We can also simulate the 2D profile. In this case we provide an additional \verb+y+ vector for the second dimension. Each \verb+x,y+ pair is simulated, and the result stored in a 2D matrix,
\begin{verbatim}
>> x = [-8:0.5:8];
>> y = [-8:0.5:8]];
>> mxy2 = ab2ex(abrm(rf,gs,x,y));
>> mesh(abs(mxy2))
\end{verbatim}
Plot the absolute value, the real part, and the imaginary part of the excitation profile (you may need to multiply by -1 to make it more visible).
%Repeat the simulation zooming in on the central 4 by 4 cm region around the main lobe, and plot the real and imaginary components using \verb+mesh+.
\paragraph{4. Single shot sidelobe is in quadrature with the main lobe}
From the simulations in the previous section, you should have noticed that the main lobe was in the imaginary component, and the sidelobe is in the real component (i.e. they are in quadrature).
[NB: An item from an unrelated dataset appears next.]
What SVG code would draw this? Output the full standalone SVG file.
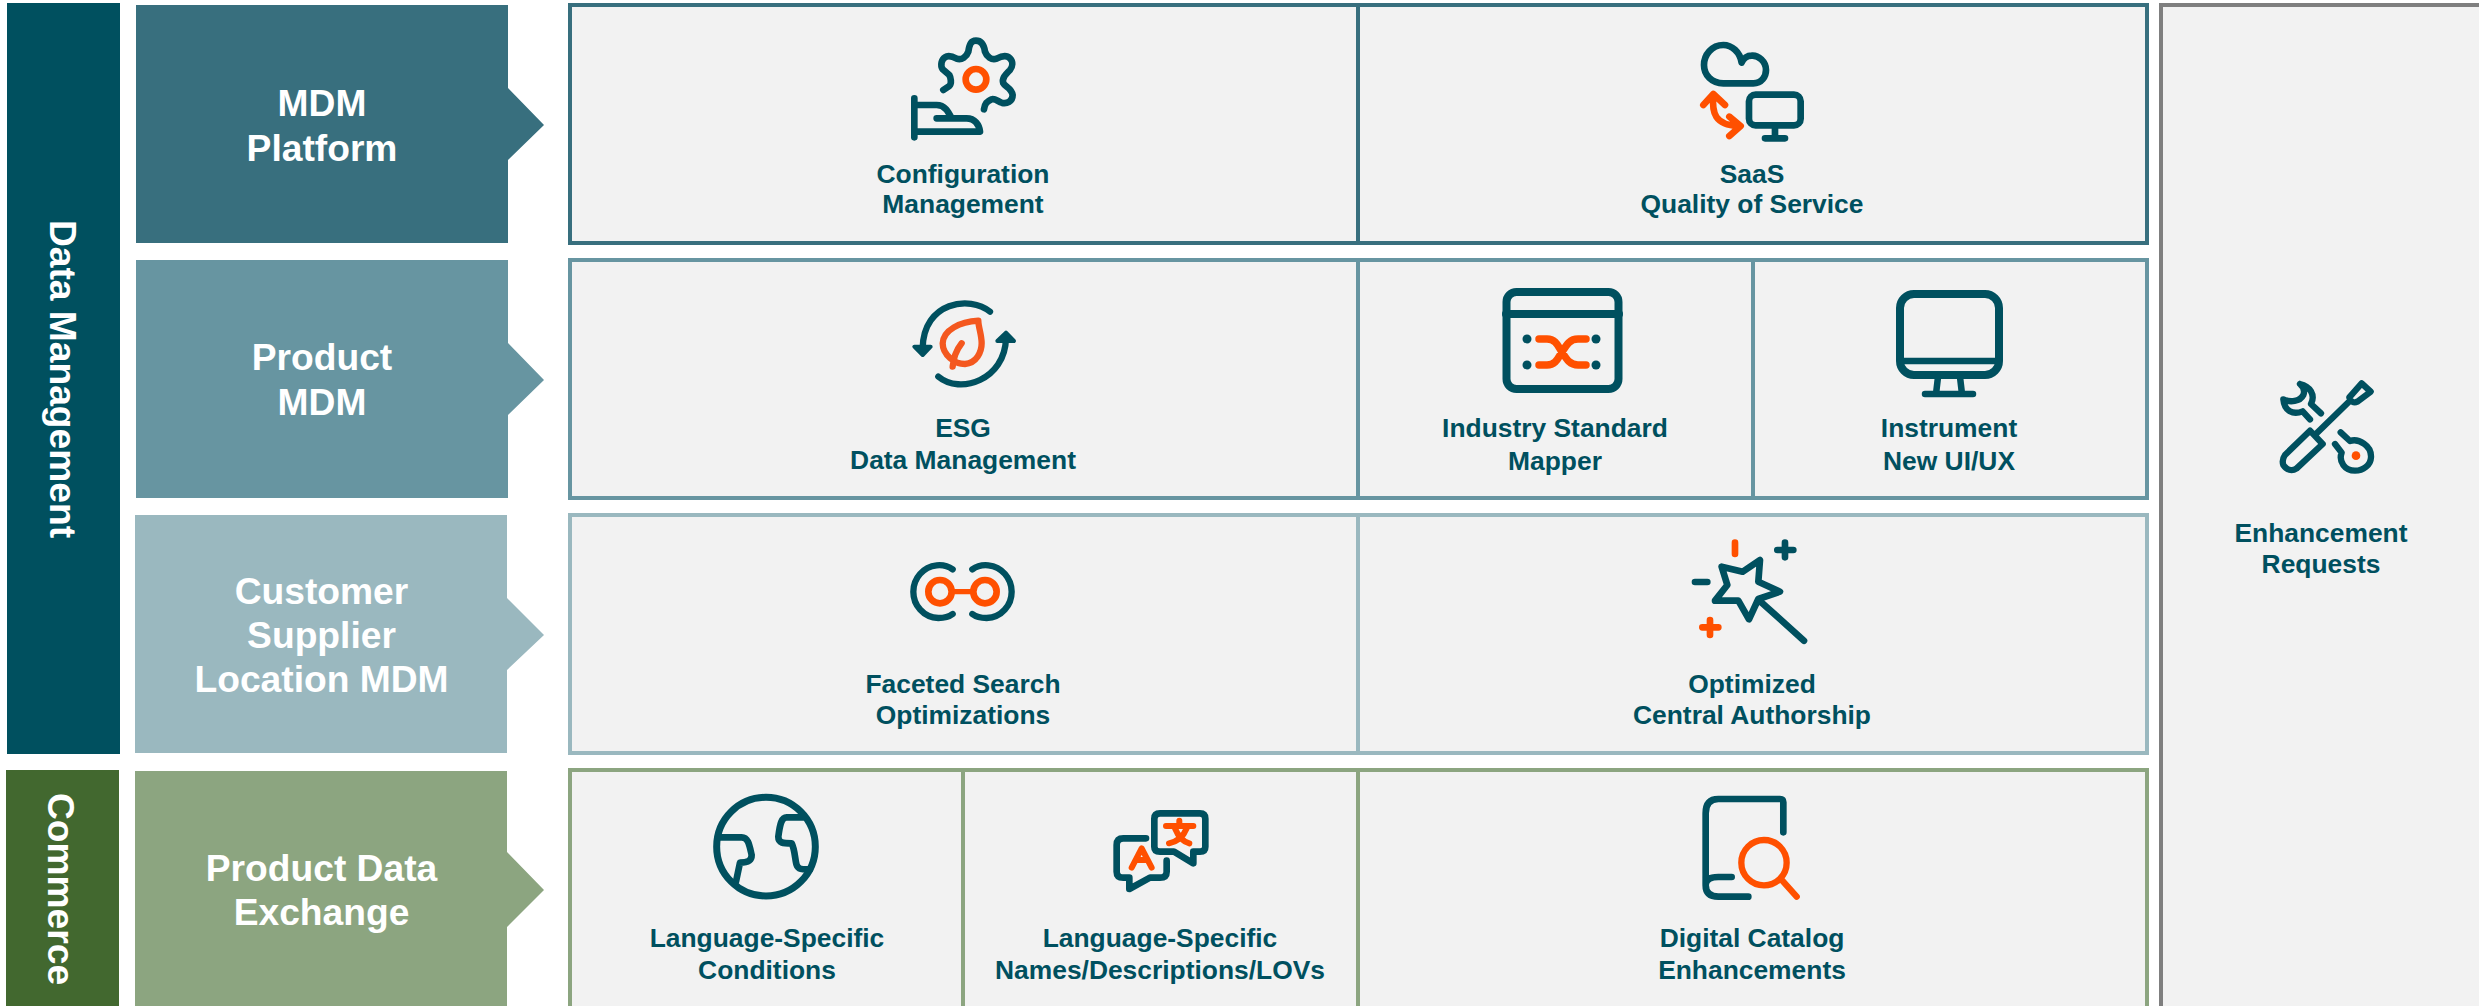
<svg xmlns="http://www.w3.org/2000/svg" width="2479" height="1006" viewBox="0 0 2479 1006">
<style>
text{font-family:"Liberation Sans",Arial,sans-serif;font-weight:700;text-anchor:middle}
.h{font-size:37.2px;fill:#fff}
.l{font-size:26.4px;fill:#00505f}
.cell{fill:#f2f2f2;stroke-width:4}
.t,.o{fill:none;stroke-linecap:round;stroke-linejoin:round}
.t{stroke:#00505f}
.o{stroke:#ff5000}
</style>
<rect width="2479" height="1006" fill="#fff"/>
<g id="group-data-management"><rect x="7" y="3" width="113" height="751" fill="#00505f"/><text class="h" transform="translate(50 379) rotate(90)">Data Management</text></g>
<g id="group-commerce"><rect x="6" y="770" width="113" height="236" fill="#42682f"/><text class="h" transform="translate(48 889) rotate(90)">Commerce</text></g>
<g id="chevron-mdm-platform"><path d="M136 5H508V88L544 125L508 160V243H136Z" fill="#386f7e"/><text class="h" x="322" y="116">MDM</text><text class="h" x="322" y="161">Platform</text></g>
<g id="chevron-product-mdm"><path d="M136 260H508V343L544 380L508 415V498H136Z" fill="#6795a1"/><text class="h" x="322" y="370">Product</text><text class="h" x="322" y="415">MDM</text></g>
<g id="chevron-customer"><path d="M135 515H507V598L544 635L507 670V753H135Z" fill="#9ab8bf"/><text class="h" x="321.500" y="604">Customer</text><text class="h" x="321.500" y="648">Supplier</text><text class="h" x="321.500" y="692">Location MDM</text></g>
<g id="chevron-pdx"><path d="M135 771H507V852L544 890L507 927V1006H135Z" fill="#8ca580"/><text class="h" x="321.500" y="881">Product Data</text><text class="h" x="321.500" y="925">Exchange</text></g>

<g id="enhancement-requests">
<rect class="cell" x="2161" y="5" width="400" height="1100" stroke="#7f7f7f"/>
<g transform="translate(2250 370) scale(.3333)">
<path class="t" stroke-width="19" d="M150 42C180 48 197 75 183 102L213 130M180 148L158 124C130 135 103 125 100 88C120 98 150 95 160 75C165 62 160 50 150 42M298 82L335 40L362 65L322 95C312 100 300 95 298 82ZM300 92L200 190M180 182L218 222L140 295C125 305 110 300 100 285C95 270 100 262 105 255ZM272 187L300 213C325 205 365 225 363 262C362 285 340 302 315 302C285 302 265 275 275 248L255 222"/>
<circle cx="318" cy="257" r="13" fill="#ff5000"/></g>
<text class="l" x="2321" y="542">Enhancement</text><text class="l" x="2321" y="573">Requests</text></g>

<g id="configuration-management">
<rect class="cell" x="570" y="5" width="788" height="238" stroke="#386f7e"/>
<g transform="translate(860 20) scale(.3333)">
<path class="t" stroke-width="20" d="M250 210L268 198C276 190 272 172 268 165L248 148C240 135 245 118 255 112C265 105 275 108 290 116C305 122 320 110 325 95C328 75 332 62 348 62C365 62 372 75 375 95C380 110 395 122 410 116C425 108 440 105 450 115C460 125 458 140 450 150C435 165 425 175 430 190C435 200 455 205 458 225C458 245 440 252 425 248C415 245 405 235 395 238C380 245 375 250 372 268M163 235V352M163 255H230C255 255 265 275 275 295M230 295H320C345 295 358 315 360 335H163"/>
<circle class="o" cx="348" cy="178" r="31" stroke-width="20"/></g>
<text class="l" x="963" y="183">Configuration</text><text class="l" x="963" y="213">Management</text></g>

<g id="saas-qos">
<rect class="cell" x="1358" y="5" width="789" height="238" stroke="#386f7e"/>
<g transform="translate(1660 20) scale(.3333)">
<path class="t" stroke-width="20" d="M190 190H280C305 190 318 170 318 150C318 125 295 105 275 107C262 107 250 115 245 128C240 95 215 75 190 75C155 75 132 105 132 135C132 165 155 190 190 190ZM345 316V355M315 355H375"/>
<rect class="t" stroke-width="20" x="267" y="224" width="155" height="92" rx="20"/>
<path class="o" stroke-width="20" d="M130 255L160 222L195 255M160 225C155 280 165 315 235 318M208 290L242 318L208 348"/></g>
<text class="l" x="1752" y="183">SaaS</text><text class="l" x="1752" y="213">Quality of Service</text></g>

<g id="esg-data-management">
<rect class="cell" x="570" y="260" width="788" height="238" stroke="#6795a1"/>
<g transform="translate(880 280) scale(.3333)">
<path class="t" stroke-width="19" d="M330 95C270 45 130 65 128 205M175 290C240 345 375 300 378 175"/>
<path d="M103 200H152L128 225ZM352 183L378 158L402 183Z" fill="#00505f" stroke="#00505f" stroke-width="12" stroke-linejoin="round"/>
<path class="o" style="stroke:#f4581f" stroke-width="19" d="M295 122C240 125 190 150 188 190C188 225 225 252 255 252C290 250 305 215 305 190C305 165 295 140 295 122ZM218 260C222 235 225 215 245 190"/></g>
<text class="l" x="963" y="437">ESG</text><text class="l" x="963" y="469">Data Management</text></g>

<g id="industry-standard-mapper">
<rect class="cell" x="1358" y="260" width="395" height="238" stroke="#6795a1"/>
<rect class="t" stroke-width="8" x="1506.500" y="292" width="112" height="97" rx="10"/>
<path class="t" stroke-width="8" d="M1506 314H1619"/>
<g fill="#00505f"><circle cx="1527" cy="339" r="4.500"/><circle cx="1596" cy="339" r="4.500"/><circle cx="1527" cy="365" r="4.500"/><circle cx="1596" cy="365" r="4.500"/></g>
<path class="o" stroke-width="7.500" d="M1539 339H1547C1556 339 1558 346 1562 352C1567 360 1570 365 1578 365H1586M1586 339H1578C1570 339 1567 344 1562 352C1558 358 1556 365 1547 365H1539"/>
<text class="l" x="1555" y="437">Industry Standard</text><text class="l" x="1555" y="470">Mapper</text></g>

<g id="instrument-new-ui">
<rect class="cell" x="1753" y="260" width="394" height="238" stroke="#6795a1"/>
<rect class="t" stroke-width="8" x="1900" y="294" width="99" height="81" rx="14"/>
<path class="t" stroke-width="6.500" d="M1901 361H1998M1938 377L1936 394M1960 377L1962 394M1925 394H1973"/>
<text class="l" x="1949" y="437">Instrument</text><text class="l" x="1949" y="470">New UI/UX</text></g>

<g id="faceted-search">
<rect class="cell" x="570" y="515" width="788" height="238" stroke="#9ab8bf"/>
<g transform="translate(890 540) scale(.3333)">
<path class="t" stroke-width="19" d="M188 88C170 75 150 75 140 76C100 80 70 115 70 155C70 195 100 233 145 234C160 234 175 232 188 222M247 88C265 75 285 75 295 76C335 80 365 115 365 155C365 195 335 233 290 234C275 234 260 232 247 222"/>
<circle class="o" cx="150" cy="155" r="35" stroke-width="20"/><circle class="o" cx="285" cy="155" r="35" stroke-width="20"/>
<path class="o" stroke-width="16" stroke-linecap="butt" d="M190 155H245"/></g>
<text class="l" x="963" y="693">Faceted Search</text><text class="l" x="963" y="724">Optimizations</text></g>

<g id="optimized-central-authorship">
<rect class="cell" x="1358" y="515" width="789" height="238" stroke="#9ab8bf"/>
<g transform="translate(1670 530) scale(.3333)">
<path class="o" stroke-width="20" d="M195 38V72M97 292H145M120 270V315"/>
<path class="t" stroke-width="20" d="M322 60H370M345 38V82M75 156H112M155 110L218 125L270 90L265 155L330 185L265 207L237 268L205 212L135 212L172 165ZM272 215L402 332"/></g>
<text class="l" x="1752" y="693">Optimized</text><text class="l" x="1752" y="724">Central Authorship</text></g>

<g id="language-conditions">
<rect class="cell" x="570" y="770" width="393" height="330" stroke="#8ca580"/>
<g transform="translate(700 780) scale(.3333)">
<circle class="t" cx="198" cy="200" r="148" stroke-width="21"/>
<path class="t" stroke-width="20" d="M60 172H125C145 172 148 195 155 225C155 245 140 248 120 248L108 305M310 112H260C245 112 240 130 235 170C235 190 250 190 275 190C285 210 285 240 290 255C295 270 310 268 330 268"/></g>
<text class="l" x="767" y="947">Language-Specific</text><text class="l" x="767" y="979">Conditions</text></g>

<g id="language-names">
<rect class="cell" x="963" y="770" width="395" height="330" stroke="#8ca580"/>
<g transform="translate(1100 800) scale(.3333)">
<path class="t" stroke-width="20" d="M180 40H300Q316 40 316 56V140Q316 155 300 155H280V190L222 155H180Q163 155 163 140V56Q163 40 180 40ZM138 115H70Q50 115 50 135V215Q50 233 70 233H88V267L150 233H180Q200 233 200 215V182"/>
<path class="o" stroke-width="18" d="M95 203L125 145L155 203M108 180H142M198 78H280M238 62V78M225 85C235 110 250 125 268 130M260 85C250 110 230 125 207 130"/></g>
<text class="l" x="1160" y="947">Language-Specific</text><text class="l" x="1160" y="979">Names/Descriptions/LOVs</text></g>

<g id="digital-catalog">
<rect class="cell" x="1358" y="770" width="789" height="330" stroke="#8ca580"/>
<g transform="translate(1690 785) scale(.3333)">
<path class="t" stroke-width="20" d="M280 142V52Q280 42 270 42H85Q47 42 47 85V300Q47 335 85 335H175M125 276H85Q47 276 47 300"/>
<circle class="o" cx="222" cy="233" r="68" stroke-width="19"/>
<path class="o" stroke-width="19" d="M275 285L320 335"/></g>
<text class="l" x="1752" y="947">Digital Catalog</text><text class="l" x="1752" y="979">Enhancements</text></g>
</svg>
Provide an argument that this is always true for a single shot spiral gradient waveform.
{\em Hint:} Would this also be true of a two interleave spiral? This problem is closely related to the partial k-space reconstruction problem for spirals.
\paragraph{5. Improved profile}
Design an RF pulse that is approximately 4 cm in diameter that produces a windowed jinc k-space weighting. Plot the RF pulse as a function of time, the magnitude of the 1D profile from -8 to 8 cm, and mesh plots of the real and imaginary components over the same range.